Let us on this day, as devoted sons, offer to our holy Father St Benedict our gratitude for opening up for us this path. Let us thank him for the courage he showed when he left the paternal home and the prestigious career that awaited him, and took flight to the desert. Let us thank him for the merciful love with which he accepted to become abbot of the monks in Vicovaro, those same monks who would soon be his would-be assassins. Let us thank him for accepting to found Montecassino, the city on the mountain, from which his order would illuminate the world. Let us thank him for the strength of character he showed in destroying the altars of the idols and holding up high the torch of the true faith. Let us thank him for the lesson in fraternal charity he gave by not neglecting, under pretext of a contemplative life, the souls that came to him and needed instruction and evangelisation.
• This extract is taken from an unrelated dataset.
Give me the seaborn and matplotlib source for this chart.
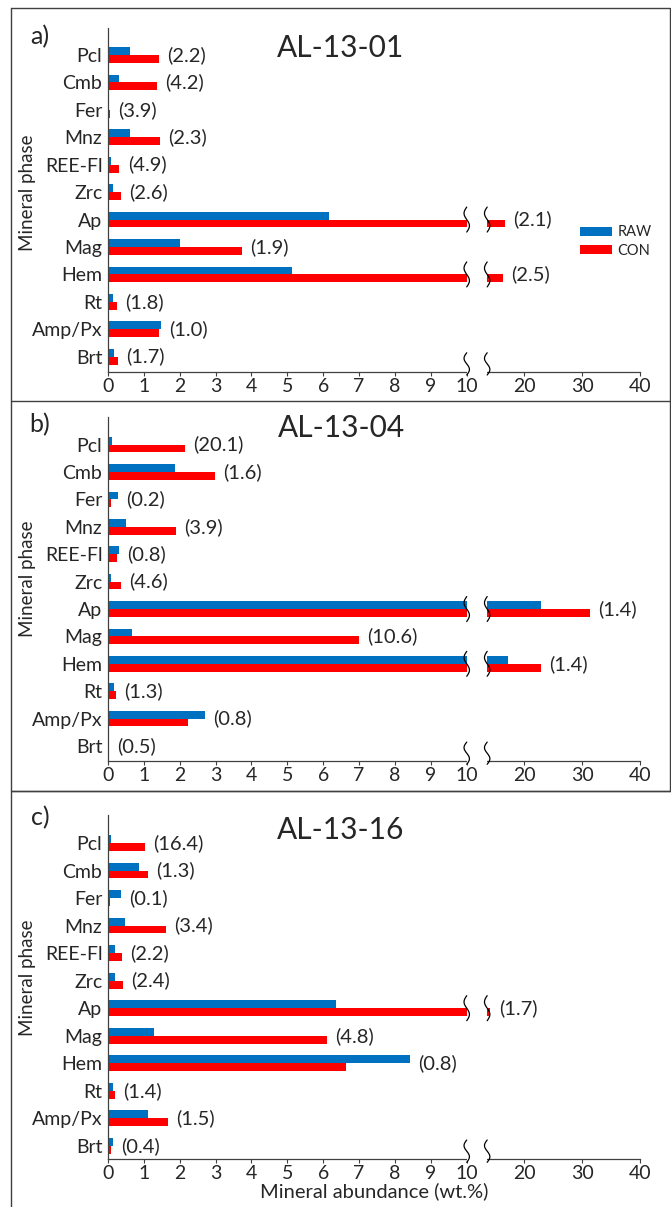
import numpy as np
import pandas as pd
import matplotlib
matplotlib.use("Agg")
import matplotlib.pyplot as plt
import seaborn as sns
from matplotlib.lines import Line2D
from matplotlib.patches import Patch
from matplotlib.ticker import NullLocator

# ---------------- data ----------------
minerals = ["Pcl", "Cmb", "Fer", "Mnz", "REE-Fl", "Zrc", "Ap", "Mag", "Hem", "Rt", "Amp/Px", "Brt"]
series_names = ["RAW", "CON"]
samples = ["AL-13-01", "AL-13-04", "AL-13-16"]
panel_letters = ["a)", "b)", "c)"]

raw_a = [0.62, 0.32, 0.03, 0.62, 0.07, 0.13, 6.17, 2.01, 5.13, 0.13, 1.47, 0.16]
con_a = [1.42, 1.36, 0.05, 1.45, 0.32, 0.36, 16.6, 3.74, 16.3, 0.24, 1.42, 0.27]
fac_a = ["(2.2)", "(4.2)", "(3.9)", "(2.3)", "(4.9)", "(2.6)", "(2.1)", "(1.9)", "(2.5)", "(1.8)", "(1.0)", "(1.7)"]

raw_b = [0.11, 1.86, 0.27, 0.49, 0.30, 0.07, 22.9, 0.66, 17.1, 0.16, 2.70, 0.02]
con_b = [2.14, 2.97, 0.07, 1.89, 0.24, 0.36, 31.3, 6.99, 22.8, 0.22, 2.22, 0.03]
fac_b = ["(20.1)", "(1.6)", "(0.2)", "(3.9)", "(0.8)", "(4.6)", "(1.4)", "(10.6)", "(1.4)", "(1.3)", "(0.8)", "(0.5)"]

raw_c = [0.07, 0.86, 0.36, 0.47, 0.19, 0.19, 6.36, 1.28, 8.42, 0.13, 1.11, 0.13]
con_c = [1.03, 1.11, 0.05, 1.61, 0.38, 0.41, 14.1, 6.11, 6.64, 0.19, 1.67, 0.07]
fac_c = ["(16.4)", "(1.3)", "(0.1)", "(3.4)", "(2.2)", "(2.4)", "(1.7)", "(4.8)", "(0.8)", "(1.4)", "(1.5)", "(0.4)"]

x_ticks = [0, 1, 2, 3, 4, 5, 6, 7, 8, 9, 10, 20, 30, 40]
x_label = "Mineral abundance (wt.%)"
y_label = "Mineral phase"

raw_all = [raw_a, raw_b, raw_c]
con_all = [con_a, con_b, con_c]
fac_all = [fac_a, fac_b, fac_c]

# ---------------- style ----------------
sns.set_style("white")
plt.rcParams["font.family"] = ["Lato", "DejaVu Sans"]
palette = {"RAW": "#0070C0", "CON": "#FF0000"}
axis_col = "#404040"

# broken axis: linear 0-10, compressed 10-40
BREAK = 10.0
K = 0.161
GAP_END = 10.57  # position where upper segment resumes


def fwd(x):
    x = np.asarray(x, dtype=float)
    return np.where(x <= BREAK, x, BREAK + (x - BREAK) * K)


def inv(p):
    p = np.asarray(p, dtype=float)
    return np.where(p <= BREAK, p, BREAK + (p - BREAK) / K)


W, H = 671, 1207
fig = plt.figure(figsize=(W / 100, H / 100), dpi=100)


def fx(px):
    return px / W


def fy(py):
    return 1 - py / H


axes_px = [(27.7, 371.7), (416.7, 761.0), (815.0, 1159.0)]
ylims = [(11.547, -0.995), (11.547, -1.02), (11.48, -1.02)]
title_px = [(341, 48), (341, 428), (341, 830)]
letter_px = [(40, 37), (40, 425), (40, 818)]
ylabel_py = [193, 579, 978]


def squiggle(ax, pos_c, y0, y1):
    t = np.linspace(0, 1, 60)
    p = pos_c - 0.075 * np.sin(2 * np.pi * t)
    y = y0 + (y1 - y0) * t
    ax.plot(inv(p), y, color="black", lw=0.9, zorder=6, clip_on=False)


for k in range(3):
    top, bot = axes_px[k]
    ax = fig.add_axes([fx(108), fy(bot), fx(640) - fx(108), (bot - top) / H])
    ax.set_xscale("function", functions=(fwd, inv))
    raw, con, fac = raw_all[k], con_all[k], fac_all[k]
    df = pd.DataFrame({
        "Mineral": minerals * 2,
        "Series": ["RAW"] * len(minerals) + ["CON"] * len(minerals),
        "Value": list(raw) + list(con),
    })
    sns.barplot(data=df, x="Value", y="Mineral", hue="Series", order=minerals,
                hue_order=series_names, palette=palette, orient="h", width=0.57,
                saturation=1, errorbar=None, legend=False, ax=ax, linewidth=0)
    ax.set_xlim(0, 40)
    ax.set_ylim(*ylims[k])
    ax.set_xticks(x_ticks)
    ax.set_xticklabels([str(t) for t in x_ticks])
    ax.xaxis.set_minor_locator(NullLocator())
    for s in ["top", "right"]:
        ax.spines[s].set_visible(False)
    for s in ["left", "bottom"]:
        ax.spines[s].set_color(axis_col)
        ax.spines[s].set_linewidth(0.9)
    ax.tick_params(axis="x", length=3, width=0.8, color=axis_col, pad=1.5,
                   labelsize=14, direction="out", bottom=True)
    ax.tick_params(axis="y", length=0, pad=4, labelsize=14, left=False)
    ax.set_ylabel("")
    ax.set_xlabel("")
    if k == 2:
        ax.set_xlabel(x_label, fontsize=14.5, labelpad=0)

    # value factor annotations
    for i, (r, c, t) in enumerate(zip(raw, con, fac)):
        ax.annotate(t, xy=(max(r, c), i), xytext=(6, 0), textcoords="offset points",
                    va="center", ha="left", fontsize=14.5, annotation_clip=False)

    # break gap
    ax.axvspan(BREAK, float(inv(GAP_END)), ymin=-0.006, ymax=1, color="white",
               lw=0, zorder=3, clip_on=False)
    for i in range(len(minerals)):
        if max(raw[i], con[i]) > BREAK:
            squiggle(ax, BREAK, i - 0.455, i + 0.455)
            squiggle(ax, GAP_END, i - 0.455, i + 0.455)
    yb = ylims[k][0]
    squiggle(ax, BREAK, yb - 0.69, yb + 0.12)
    squiggle(ax, GAP_END, yb - 0.69, yb + 0.12)

    fig.text(fx(title_px[k][0]), fy(title_px[k][1]), samples[k], fontsize=21.5,
             ha="center", va="center")
    fig.text(fx(letter_px[k][0]), fy(letter_px[k][1]), panel_letters[k], fontsize=18,
             ha="center", va="center")
    fig.text(fx(27), fy(ylabel_py[k]), y_label, fontsize=13.5, rotation=90,
             ha="center", va="center")

    if k == 0:
        handles = [Patch(facecolor=palette[n], edgecolor="none") for n in series_names]
        fig.legend(handles, series_names, loc="center left",
                   bbox_to_anchor=(fx(580), fy(241.5)), frameon=False, fontsize=10.5,
                   handlelength=2.2, handleheight=0.58, handletextpad=0.35,
                   labelspacing=0.3, borderpad=0, borderaxespad=0)

# panel frames
def fline(xs, ys):
    fig.add_artist(Line2D([fx(x) for x in xs], [fy(y) for y in ys],
                          color=axis_col, lw=1.0))

fline([11, 670, 670, 11, 11], [8.3, 8.3, 401, 401, 8.3])
fline([670, 670, 11, 11], [401, 791, 791, 401])
fline([671, 11, 11], [791, 791, 1207])

fig.savefig("out.png", dpi=100)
He had indeed learned, in the dark night of his own soul, that a true monk cannot be oblivious to any needs that may arise, but rather, if his love for Christ be true, must manifest itself in love for souls, for, as St Augustine would say: there is only one love.
May our holy father give each of us to march resolutely in his footsteps, with the unshakeable conviction that right here and right now we can and must glorify God by our lives by following not what seems good for ourselves, but rather what is good for another.